Okay, and you’re seriously not gonna believe what happened next. In the seventh inning — AGAIN — with Hunter Strickland on the mound — AGAIN — and with the Nationals trailing — AGAIN — this not-to-be-believed Harper guy HIT ANOTHER HOME RUN. And not only that, but he did it in Strickland’s home park, and with his team behind by just one run, meaning IN AN ELIMINATION GAME WITH HIS TEAM EIGHT OUTS FROM HAVING ITS SEASON END, this dirt-eating vinegar-drinking apple pie-hating wondrous-hair-having idolater clubbed the dang baseball over the fence. AND HE LOOKED AT THE PITCHER!!!!!!!!! What a jerkhead. He might as well have defecated on Hunter Strickland’s front porch. Right by the petunias.

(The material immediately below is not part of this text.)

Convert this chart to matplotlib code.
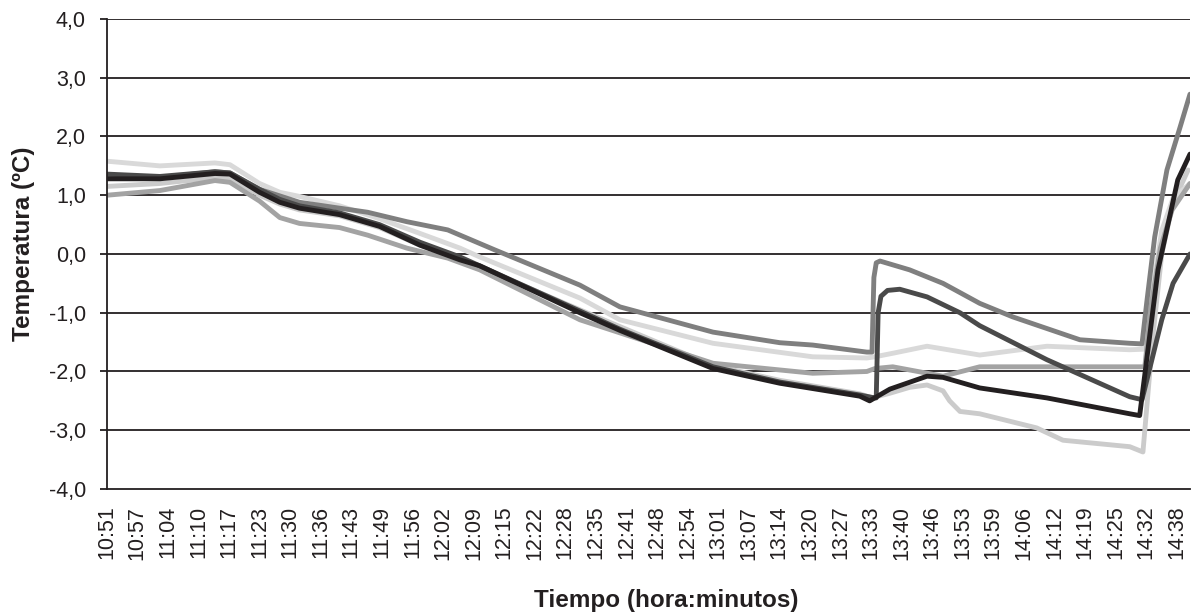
import numpy as np
import matplotlib
matplotlib.use("Agg")
import matplotlib.pyplot as plt
import matplotlib.transforms as mtransforms
from matplotlib.ticker import FuncFormatter

# time axis: minutes since 10:51, tick label every 6.5 min
tick_labels = ["10:51", "10:57", "11:04", "11:10", "11:17", "11:23", "11:30", "11:36",
               "11:43", "11:49", "11:56", "12:02", "12:09", "12:15", "12:22", "12:28",
               "12:35", "12:41", "12:48", "12:54", "13:01", "13:07", "13:14", "13:20",
               "13:27", "13:33", "13:40", "13:46", "13:53", "13:59", "14:06", "14:12",
               "14:19", "14:25", "14:32", "14:38"]
tick_step = 6.5
t_end = 230.3

# sensor readings (minutes, ºC)
vlight_t = [0, 11.3, 23, 26.2, 32.5, 36.8, 41, 49.5, 58, 66.6, 75.1, 100.6, 128.9, 143.1,
            160.1, 162.7, 166.5, 170.7, 174.4, 177.8, 179.2, 181.4, 185.6, 197.7, 203.3,
            217.5, 220.3, 222.4, 224.3, 226.7, 229.9]
vlight_v = [1.15, 1.2, 1.3, 1.3, 1.0, 0.85, 0.75, 0.65, 0.45, 0.15, -0.08, -0.95, -1.9, -2.15,
            -2.38, -2.45, -2.37, -2.27, -2.23, -2.33, -2.5, -2.68, -2.72, -2.96, -3.17,
            -3.28, -3.37, -1.41, 0.0, 0.87, 1.43]

light_t = [0, 11.3, 23, 26.2, 32.5, 36.8, 41, 49.5, 58, 66.6, 75.1, 79.3, 100.6, 109.1,
           128.9, 150.1, 161.6, 163.3, 167.1, 174.4, 185.6, 199.9, 217.5, 220.7, 222.4,
           224.3, 226.7, 230.3]
light_v = [1.58, 1.5, 1.55, 1.52, 1.2, 1.05, 0.98, 0.82, 0.6, 0.35, 0.1, -0.05, -0.75, -1.12,
           -1.52, -1.75, -1.77, -1.75, -1.69, -1.57, -1.72, -1.57, -1.63, -1.62, -0.6,
           0.4, 0.95, 1.2]

gray_t = [0, 11.3, 23, 26.2, 32.5, 36.8, 41, 49.5, 55.5, 63.8, 72.5, 79.3, 100.6, 128.9,
          150.1, 161.6, 163.3, 167.1, 177.8, 185.6, 217.5, 220.7, 222.0, 224.0, 226.5, 230.3]
gray_v = [1.0, 1.08, 1.25, 1.22, 0.9, 0.62, 0.52, 0.45, 0.32, 0.1, -0.07, -0.27, -1.12, -1.86,
          -2.03, -2.0, -1.95, -1.92, -2.08, -1.92, -1.92, -1.92, -0.9, 0.1, 0.75, 1.2]

mid_t = [0, 11.3, 23, 26.2, 32.5, 41, 49.5, 55.5, 63.8, 72.5, 82.5, 100.6, 109.1, 128.9,
         143.1, 150.1, 161.6, 162.7, 163.1, 163.6, 164.4, 170.7, 177.8, 185.6, 192.6, 206.9,
         217.5, 220.1, 221.1, 222.8, 225.4, 228.2, 230.3]
mid_v = [1.3, 1.3, 1.4, 1.38, 1.1, 0.88, 0.78, 0.71, 0.55, 0.41, 0.07, -0.53, -0.9, -1.33,
         -1.51, -1.55, -1.67, -1.67, -0.4, -0.15, -0.12, -0.27, -0.5, -0.84, -1.07, -1.46,
         -1.52, -1.53, -0.83, 0.29, 1.43, 2.16, 2.72]

dark_t = [0, 11.3, 23, 26.2, 32.5, 36.8, 41, 49.5, 58, 66.6, 75.1, 100.6, 109.1, 128.9,
          143.1, 160.1, 163.3, 163.6, 164.0, 164.6, 166.0, 168.6, 174.4, 181.4, 185.6,
          199.9, 217.5, 220.1, 224.3, 226.7, 230.3]
dark_v = [1.36, 1.32, 1.4, 1.38, 1.1, 0.93, 0.82, 0.7, 0.5, 0.2, -0.05, -0.97, -1.28, -1.92,
          -2.18, -2.4, -2.45, -2.45, -1.0, -0.72, -0.62, -0.6, -0.73, -1.0, -1.22,
          -1.8, -2.43, -2.48, -1.12, -0.5, 0.0]

black_t = [0, 11.3, 23, 26.2, 32.5, 36.8, 41, 49.5, 58, 66.6, 75.1, 79.3, 100.6, 109.1,
           128.9, 143.1, 160.1, 162.2, 163.9, 166.5, 174.4, 177.8, 185.6, 199.9, 217.5,
           219.6, 223.5, 227.7, 230.3]
black_v = [1.28, 1.28, 1.37, 1.36, 1.05, 0.88, 0.78, 0.67, 0.47, 0.15, -0.1, -0.2, -1.0, -1.3,
           -1.95, -2.2, -2.42, -2.5, -2.42, -2.3, -2.08, -2.1, -2.28, -2.45, -2.72,
           -2.75, -0.27, 1.26, 1.7]

series = [
    (vlight_t, vlight_v, "#cbcbcb"),
    (light_t, light_v, "#d9d9d9"),
    (gray_t, gray_v, "#a3a3a3"),
    (mid_t, mid_v, "#7f7f7f"),
    (dark_t, dark_v, "#4a4a4a"),
    (black_t, black_v, "#231f20"),
]

plt.rcParams["font.family"] = ["Liberation Sans", "DejaVu Sans"]
ink = "#231f20"

fig = plt.figure(figsize=(11.95, 6.13), dpi=100)
ax = fig.add_axes([0.0893, 0.2023, 0.9065, 0.7667])

for y in range(-3, 5):
    ax.axhline(y, color=ink, lw=1.3, zorder=1)

for t, v, c in series:
    ax.plot(t, v, color=c, lw=3.5, solid_joinstyle="round", solid_capstyle="round", zorder=2)

ax.set_xlim(0, t_end)
ax.set_ylim(-4, 4)
ax.set_yticks(range(-4, 5))
ax.yaxis.set_major_formatter(FuncFormatter(lambda v, p: f"{v:.1f}".replace(".", ",")))
ax.set_xticks([i * tick_step for i in range(len(tick_labels))])
ax.set_xticklabels(tick_labels, rotation=90)

# nudge the rotated time labels a little right, like the original
shift = mtransforms.ScaledTranslation(0.03, 0, fig.dpi_scale_trans)
for lab in ax.get_xticklabels():
    lab.set_transform(lab.get_transform() + shift)

for s in ["top", "right"]:
    ax.spines[s].set_visible(False)
for s in ["left", "bottom"]:
    ax.spines[s].set_color(ink)
    ax.spines[s].set_linewidth(1.3)

ax.tick_params(axis="y", direction="out", length=5, width=1.3, color=ink,
               labelsize=15.5, pad=10, labelcolor=ink)
ax.tick_params(axis="x", length=0, labelsize=15.5, pad=12, labelcolor=ink)

fig.text(24 / 1195, 1 - 244 / 613, "Temperatura (ºC)", rotation=90, ha="center", va="center",
         fontsize=17.5, fontweight="bold", color=ink)
fig.text(666 / 1195, 1 - 600 / 613, "Tiempo (hora:minutos)", ha="center", va="center",
         fontsize=17.5, fontweight="bold", color=ink)

fig.savefig("out.png", dpi=100)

He also yelled toward the pitcher’s mound from the dugout, with a whole bunch of excitement. “It was definitely noticed by the Giants that Bryce Harper went nuts as he rounded the bases following the homer,” Giants reporter Alex Pavlovic wrote after the game, and gosh, that’s just the wrong time to go nuts, after a game-tying homer late in an elimination game.

And yet the Giants showed parent-of-a-tantruming-toddler-on-a-plane levels of restraint. Not only did they not rush at Harper with baseball bats and poison darts and water balloons filled with urine: They did nothing. Not in 2014. Not in 2015. Not in 2016, either. You’ve never seen such patience. There are dead Tibetan monks who aren’t that patient.

And then finally — finally — Strickland, after three years of superhuman tolerance, forced Harper to answer for his sins with nothing more than a fastball in the hip. The outfielder should have thanked him, and asked for another.

Just to be clear, here are things Harper could have done to have avoided his deserved punishment:

● He could have not hit a home run in the seventh inning of a playoff game.

● He could have declined to watch that home run, possibly with the aid of a handkerchief tied over his eyes, or at the very least by turning his gaze elsewhere, sprinting around the bases while staring into the crowd and then apologizing once he crossed home plate.

● He could have — and should have — offered to let Strickland have his way with him in Game 4 of that series. Maybe he could have batted right-handed to give the pitcher a better chance. Or used just one arm. Or a plastic bat. Or a really long leek.

● He could have struck out on purpose.

● He could have brought sacrifices to the mound to try to make amends for past sins. Like, a dead lamb, or whatever. Or at least a lamb sandwich.

● He could have not hit another home run in the seventh inning of another playoff game.

● He could have not looked at Strickland. Again: handkerchief. Do they make Curly W burqas?

● He could have said something respectful and kind about Strickland after the game, as opposed to what he did say.

“He throws fuego,” Harper said. “I respect him giving me another 3-1 heater. That takes a lot of cojones. To be able to do that, I tip my cap to him.”

● He could have said something humble and self-effacing about his homer after the game, as opposed to what he did say.

“They got the upper hand and they beat us so that homer was nothing,” he said.

The gall. It doesn’t matter that the Giants won both games, and the series, and the World Series. It doesn’t matter that this happened three years ago. It doesn’t matter that 98.3 percent of baseball fans had sort of forgotten that Strickland and Harper both stared at each other real angry-like as Harper rounded the bases, and maybe exchanged some words, and both seemed generally mad at life. None of that matters. Harper hit the homers. Harper yelled. He started it. Strickland just finished it.

Speaking of which, something’s been on my mind. Remember the Georgia state AA quarterfinals in the spring of 2006? I’m sure you do. Facing Buford’s murderous middle-of-the-lineup murderer’s row, a young Hunter Strickland was cruelly touched for back-to-back home runs in the first inning of what became a 9-0 loss. First, a teenage Chase Burnette hit a two-run shot. Then a teenage Cory Allen hit a solo homer. I don’t know where they are or what they’re doing, and I know it’s been 11 years, but I hope they keep their heads on permanent swivels. They homered off Hunter Strickland in the playoffs, and for that, they must pay.